Boyhood

December 15, 2016

What is growing up? This is the question Boyhood meditates upon. Aging is at its most dramatic during youth, those first 18 years we consider, because of how precipitous the changes are. Passed that point, everything can seem to become a blur. And what is fascinating to always consider, is during this tumultuous time, it leaves a lasting effect on the course of a human destiny. If tampered with in any way, boyhood can become irreparably harmed.

Yet that, to some extent, is an excuse. There are multitudes who are raised in a non-idealistic manner yet who are able to become well-adjusted, healthy contributors and collaborators to their societies. No doubt what is provided in such a reality is the risk of destructive behaviors that arise as a result of not being conditioned to love life, or to just generally be happy. It is hard to change, let alone change someone, who finds it normal to be miserable then.

We never get an impression of sadness from the main boy in the film. This despite his mother’s dissatisfaction with her life, causing them to constantly be moving as she pursues her goals. These goals were at first to support her two children as a single mother, but they eventually become tenure and authorship as she ages too. So while the film’s emphasis is on the boy, it, in general, encapsulates the passage of time of his environmental and familial surroundings. The boy also had to endure his mother’s mistakes in men. Three times.

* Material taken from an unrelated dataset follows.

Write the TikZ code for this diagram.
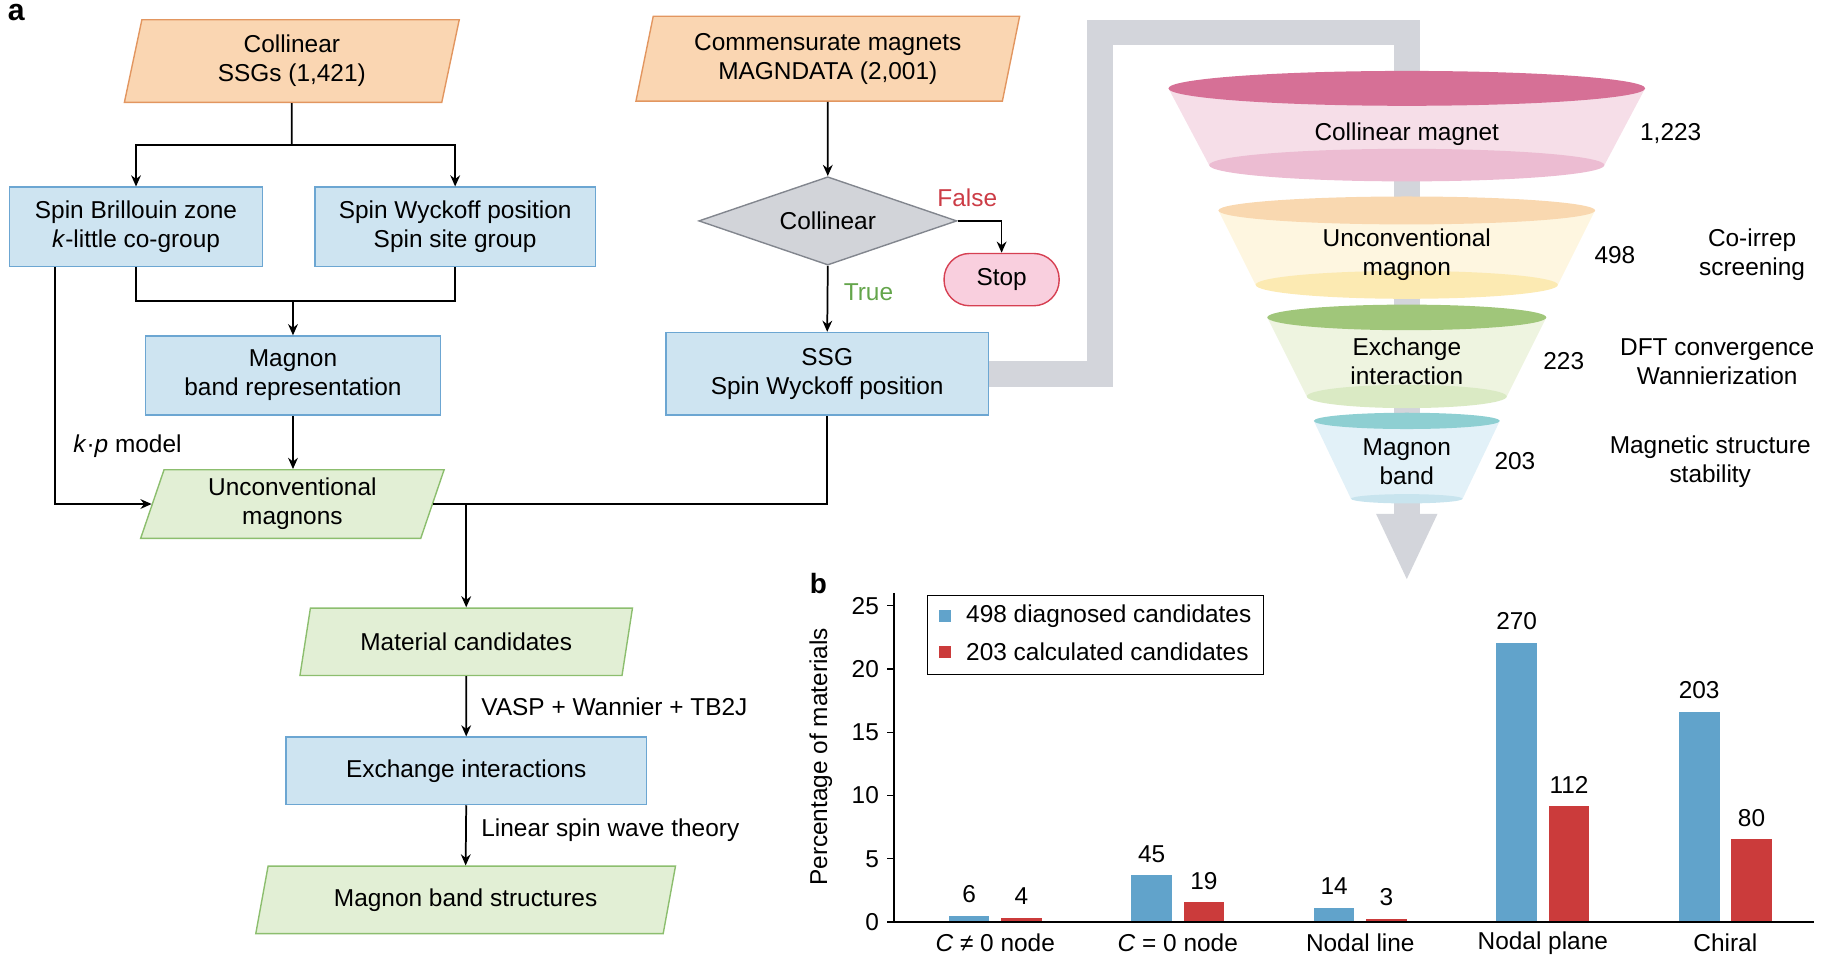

Yet for what purpose? What do over two and a half hours of one boyhood’s rather mediocre growth demonstrate? It does show this individual was able to be healthy while enduring unpleasantness which may be harsher than most gratefully face in their lives. But Boyhood doesn’t express anything fundamentally unique, let alone unique to the director Richard Linklater’s own film projects. It is more of the same of his style, set in more of the same setting of Texas. He does have a way of beautifying the most ordinary of conversations, yet this is solely a collage of such daily talk. It may try to resonate a twinge of nostalgia within the audience as they find similarities in their past life; then again it is quite hard to commiserate with having a drunkard stepfather while raised in Texas.

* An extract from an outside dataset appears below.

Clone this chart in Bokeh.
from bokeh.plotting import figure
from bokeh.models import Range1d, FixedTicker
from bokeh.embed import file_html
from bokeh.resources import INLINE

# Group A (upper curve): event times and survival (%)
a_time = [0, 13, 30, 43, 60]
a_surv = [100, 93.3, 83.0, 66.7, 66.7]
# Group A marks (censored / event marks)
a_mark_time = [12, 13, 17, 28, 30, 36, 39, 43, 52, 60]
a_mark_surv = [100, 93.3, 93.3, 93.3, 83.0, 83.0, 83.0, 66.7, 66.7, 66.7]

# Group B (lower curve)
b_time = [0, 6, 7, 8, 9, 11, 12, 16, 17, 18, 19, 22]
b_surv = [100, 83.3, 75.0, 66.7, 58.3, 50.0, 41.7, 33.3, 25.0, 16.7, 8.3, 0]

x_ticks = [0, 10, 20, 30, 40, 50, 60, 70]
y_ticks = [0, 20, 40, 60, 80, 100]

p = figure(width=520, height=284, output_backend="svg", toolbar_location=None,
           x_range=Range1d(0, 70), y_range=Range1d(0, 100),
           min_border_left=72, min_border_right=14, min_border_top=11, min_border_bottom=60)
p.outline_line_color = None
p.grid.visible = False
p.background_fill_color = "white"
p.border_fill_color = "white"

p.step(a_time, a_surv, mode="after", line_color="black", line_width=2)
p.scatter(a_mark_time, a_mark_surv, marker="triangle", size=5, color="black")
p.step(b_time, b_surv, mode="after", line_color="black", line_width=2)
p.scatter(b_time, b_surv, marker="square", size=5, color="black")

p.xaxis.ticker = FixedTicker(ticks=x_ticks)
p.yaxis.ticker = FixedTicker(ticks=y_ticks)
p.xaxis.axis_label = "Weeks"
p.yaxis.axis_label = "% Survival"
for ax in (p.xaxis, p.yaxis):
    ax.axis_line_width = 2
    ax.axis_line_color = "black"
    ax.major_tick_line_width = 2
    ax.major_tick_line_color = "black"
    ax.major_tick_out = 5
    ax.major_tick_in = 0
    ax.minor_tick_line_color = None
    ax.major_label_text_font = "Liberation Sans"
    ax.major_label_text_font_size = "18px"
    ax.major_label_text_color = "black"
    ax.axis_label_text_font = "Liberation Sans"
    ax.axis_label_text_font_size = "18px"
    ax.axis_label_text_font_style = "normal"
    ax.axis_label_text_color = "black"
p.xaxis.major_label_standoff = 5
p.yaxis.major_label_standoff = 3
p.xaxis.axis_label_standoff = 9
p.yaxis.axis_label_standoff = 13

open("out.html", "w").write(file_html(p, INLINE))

The novel attempt, which must be lauded at least for trying, in capturing a single actor’s own character growth was mostly disappointing. We at the very least would have liked to see the actor be able to fill in his aging role more seriously, as genuinely feeling the sands of time as he himself has experienced. And yet, such immanence requires a degree of hindsight, which would be impossible for him to possess. In that case, perhaps Mr. Linklater was trying to have the actor approach his character unadulterated with such hindsight; but then it leaves the character incredibly impervious to empathy, as we see him act so dispossessed with his life, without a degree of seriousness an older actor would take to the role. Yes, this is certainly due to the limitations of the actor himself, as it is a very limited pool of individuals who would take on this ambition of being filmed over a decade of their lives.

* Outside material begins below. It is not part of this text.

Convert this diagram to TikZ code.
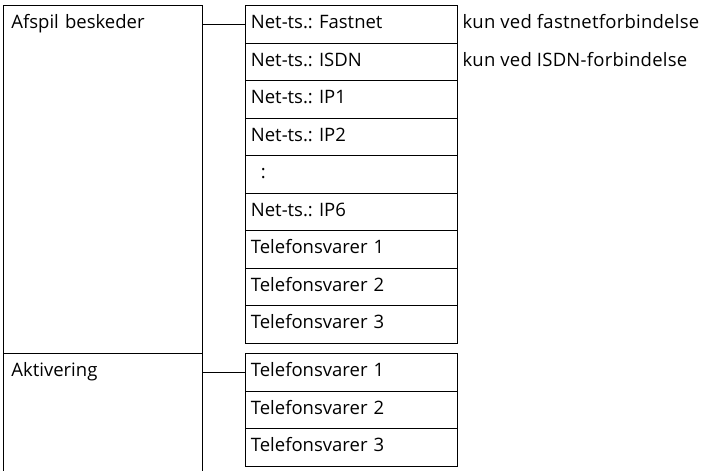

But in general, Mr. Linklater discovers several artistic truths through his effort. It is more vital for a dramatic art to have drama than to have a material veracity of what is being depicted, as a better actor with a strict meditation on the meaning of aging would have offered more embellishment of the work’s thesis. It is also, therefore, unnecessary to a human subject to be materially orthodox in creating a symbolic representation of reality. The mind and its imagination is incredibly forgiving and tolerant of artistic liberties to creating a resemblance to reality, and would rather prefer a sweet sentence to proper grammar.